To be done: Collect the lines of the entries where "matplotlib" shows up.

Provided material:
<<<<

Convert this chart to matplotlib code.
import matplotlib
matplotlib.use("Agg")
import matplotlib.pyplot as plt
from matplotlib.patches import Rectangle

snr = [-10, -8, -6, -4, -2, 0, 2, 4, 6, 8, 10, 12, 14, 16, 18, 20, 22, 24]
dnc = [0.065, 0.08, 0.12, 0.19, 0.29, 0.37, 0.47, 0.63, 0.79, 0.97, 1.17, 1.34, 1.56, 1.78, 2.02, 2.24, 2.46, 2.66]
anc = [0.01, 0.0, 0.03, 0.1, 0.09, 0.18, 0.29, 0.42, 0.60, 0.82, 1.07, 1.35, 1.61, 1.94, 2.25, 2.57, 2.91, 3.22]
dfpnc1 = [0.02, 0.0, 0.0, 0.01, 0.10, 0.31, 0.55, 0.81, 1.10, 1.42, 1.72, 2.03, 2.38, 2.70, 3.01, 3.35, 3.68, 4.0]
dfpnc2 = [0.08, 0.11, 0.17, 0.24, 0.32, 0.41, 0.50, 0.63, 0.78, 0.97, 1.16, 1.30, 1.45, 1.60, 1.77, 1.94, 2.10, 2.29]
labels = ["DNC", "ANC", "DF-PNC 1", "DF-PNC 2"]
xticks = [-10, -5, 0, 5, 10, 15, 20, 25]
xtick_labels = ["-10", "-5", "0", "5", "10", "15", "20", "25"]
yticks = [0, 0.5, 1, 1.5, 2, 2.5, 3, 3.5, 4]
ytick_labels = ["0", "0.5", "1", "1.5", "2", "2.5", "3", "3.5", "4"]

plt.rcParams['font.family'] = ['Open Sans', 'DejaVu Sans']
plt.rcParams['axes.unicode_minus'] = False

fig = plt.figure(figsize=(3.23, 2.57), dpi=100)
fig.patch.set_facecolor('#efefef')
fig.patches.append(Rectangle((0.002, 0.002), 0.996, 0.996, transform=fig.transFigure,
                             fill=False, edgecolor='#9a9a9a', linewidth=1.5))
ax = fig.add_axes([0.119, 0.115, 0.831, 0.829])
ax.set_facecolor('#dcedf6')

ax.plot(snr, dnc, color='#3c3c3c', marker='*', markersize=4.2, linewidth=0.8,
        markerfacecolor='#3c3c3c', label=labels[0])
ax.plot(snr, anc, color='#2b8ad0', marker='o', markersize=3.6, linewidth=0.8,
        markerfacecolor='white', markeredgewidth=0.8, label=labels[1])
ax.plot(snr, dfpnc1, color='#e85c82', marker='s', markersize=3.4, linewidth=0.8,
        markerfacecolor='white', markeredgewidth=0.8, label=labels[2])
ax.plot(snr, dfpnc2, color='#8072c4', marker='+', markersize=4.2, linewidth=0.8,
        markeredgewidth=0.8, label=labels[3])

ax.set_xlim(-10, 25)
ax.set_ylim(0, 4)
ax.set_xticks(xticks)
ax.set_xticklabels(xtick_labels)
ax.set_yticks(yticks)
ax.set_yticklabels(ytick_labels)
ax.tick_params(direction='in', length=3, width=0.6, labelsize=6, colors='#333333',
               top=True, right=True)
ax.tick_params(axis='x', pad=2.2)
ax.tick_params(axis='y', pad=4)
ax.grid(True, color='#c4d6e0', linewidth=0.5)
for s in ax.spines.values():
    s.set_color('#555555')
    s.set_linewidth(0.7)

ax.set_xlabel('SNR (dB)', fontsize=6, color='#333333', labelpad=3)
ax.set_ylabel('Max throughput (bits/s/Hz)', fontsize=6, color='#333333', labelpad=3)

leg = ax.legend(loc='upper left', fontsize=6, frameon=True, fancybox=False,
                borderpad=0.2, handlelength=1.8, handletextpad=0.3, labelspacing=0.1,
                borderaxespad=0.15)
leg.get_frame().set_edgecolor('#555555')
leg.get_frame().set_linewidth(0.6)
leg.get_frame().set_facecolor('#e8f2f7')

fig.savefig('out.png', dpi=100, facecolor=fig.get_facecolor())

>>>>
<<<<

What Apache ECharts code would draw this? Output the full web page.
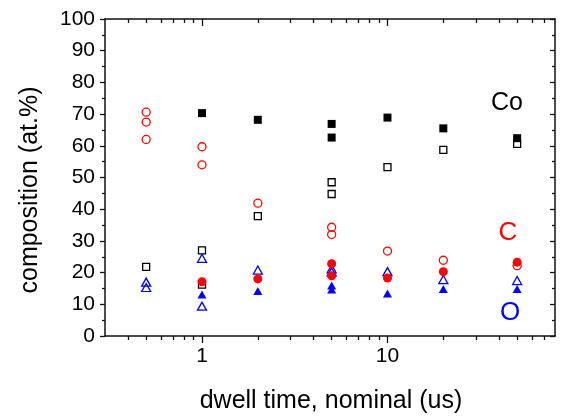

>>>>
<<<<

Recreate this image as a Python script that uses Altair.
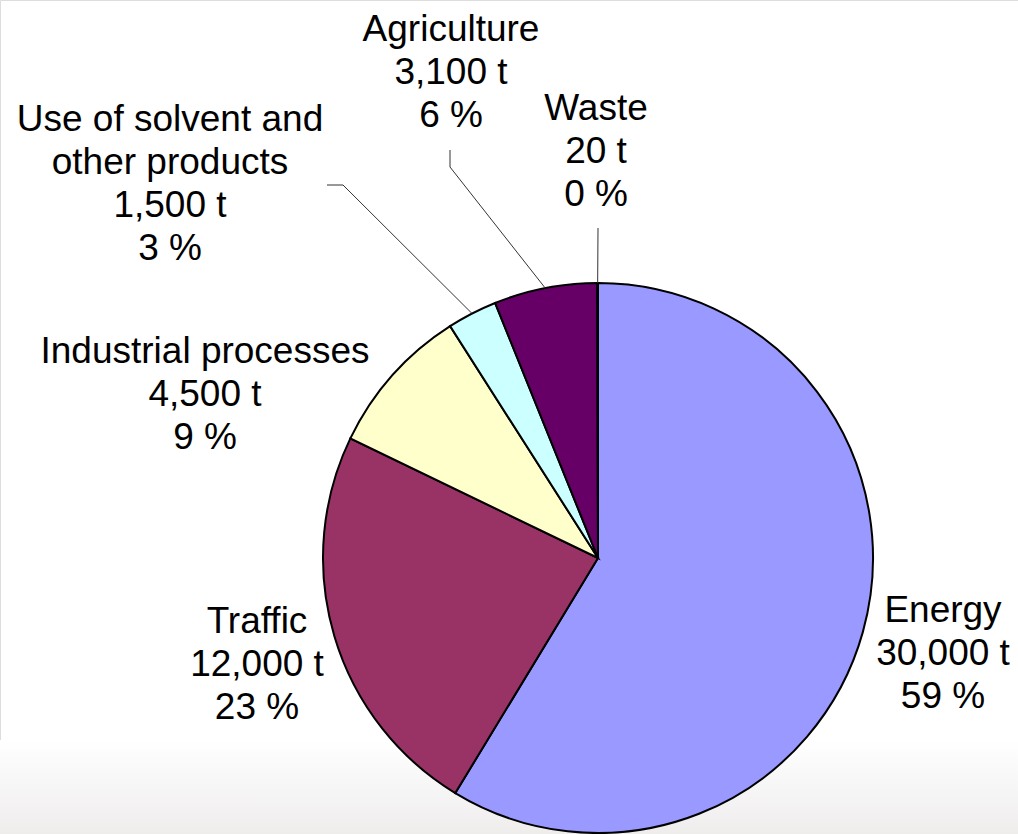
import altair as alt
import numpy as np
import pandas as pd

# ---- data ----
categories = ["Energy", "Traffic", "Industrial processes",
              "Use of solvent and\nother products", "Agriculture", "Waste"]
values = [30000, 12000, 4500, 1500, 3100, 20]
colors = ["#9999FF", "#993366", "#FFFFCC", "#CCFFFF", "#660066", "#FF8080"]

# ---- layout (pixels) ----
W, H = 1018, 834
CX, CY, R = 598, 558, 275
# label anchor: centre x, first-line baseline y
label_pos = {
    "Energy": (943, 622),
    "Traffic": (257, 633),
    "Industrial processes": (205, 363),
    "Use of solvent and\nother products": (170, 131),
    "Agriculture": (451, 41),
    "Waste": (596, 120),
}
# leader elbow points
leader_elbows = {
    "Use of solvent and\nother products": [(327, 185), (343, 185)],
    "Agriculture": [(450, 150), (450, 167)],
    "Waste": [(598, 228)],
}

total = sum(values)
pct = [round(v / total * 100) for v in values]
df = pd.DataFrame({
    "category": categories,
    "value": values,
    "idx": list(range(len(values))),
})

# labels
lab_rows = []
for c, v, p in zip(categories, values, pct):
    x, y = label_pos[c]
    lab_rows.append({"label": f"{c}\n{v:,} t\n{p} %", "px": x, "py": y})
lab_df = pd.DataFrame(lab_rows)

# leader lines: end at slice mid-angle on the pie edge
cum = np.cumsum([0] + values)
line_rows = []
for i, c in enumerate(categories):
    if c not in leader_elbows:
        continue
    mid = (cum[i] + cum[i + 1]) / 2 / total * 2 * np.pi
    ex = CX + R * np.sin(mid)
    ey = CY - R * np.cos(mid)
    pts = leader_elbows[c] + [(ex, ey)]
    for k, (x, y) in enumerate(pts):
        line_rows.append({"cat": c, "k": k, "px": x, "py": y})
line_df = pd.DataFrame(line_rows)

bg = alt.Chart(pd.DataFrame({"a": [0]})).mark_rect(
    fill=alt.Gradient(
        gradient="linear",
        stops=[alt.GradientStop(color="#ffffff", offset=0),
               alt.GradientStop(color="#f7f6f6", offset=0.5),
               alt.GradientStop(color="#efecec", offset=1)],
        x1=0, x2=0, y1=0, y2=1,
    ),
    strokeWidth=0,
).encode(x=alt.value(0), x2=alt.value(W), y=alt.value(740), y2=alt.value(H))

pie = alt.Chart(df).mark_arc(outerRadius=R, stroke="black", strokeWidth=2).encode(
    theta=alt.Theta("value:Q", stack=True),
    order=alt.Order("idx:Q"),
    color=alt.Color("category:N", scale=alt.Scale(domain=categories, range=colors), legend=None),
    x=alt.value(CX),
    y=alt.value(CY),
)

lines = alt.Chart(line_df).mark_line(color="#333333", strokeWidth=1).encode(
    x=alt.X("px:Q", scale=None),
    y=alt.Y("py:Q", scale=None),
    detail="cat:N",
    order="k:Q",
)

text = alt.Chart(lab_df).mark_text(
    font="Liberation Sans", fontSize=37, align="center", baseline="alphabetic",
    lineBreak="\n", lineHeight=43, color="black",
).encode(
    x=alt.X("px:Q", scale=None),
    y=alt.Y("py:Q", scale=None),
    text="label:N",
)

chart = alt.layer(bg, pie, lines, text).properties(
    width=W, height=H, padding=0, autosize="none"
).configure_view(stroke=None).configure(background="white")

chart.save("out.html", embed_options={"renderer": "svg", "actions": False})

>>>>

Answer below:
Convert this chart to matplotlib code.
import matplotlib
matplotlib.use("Agg")
import matplotlib.pyplot as plt
from matplotlib.patches import Rectangle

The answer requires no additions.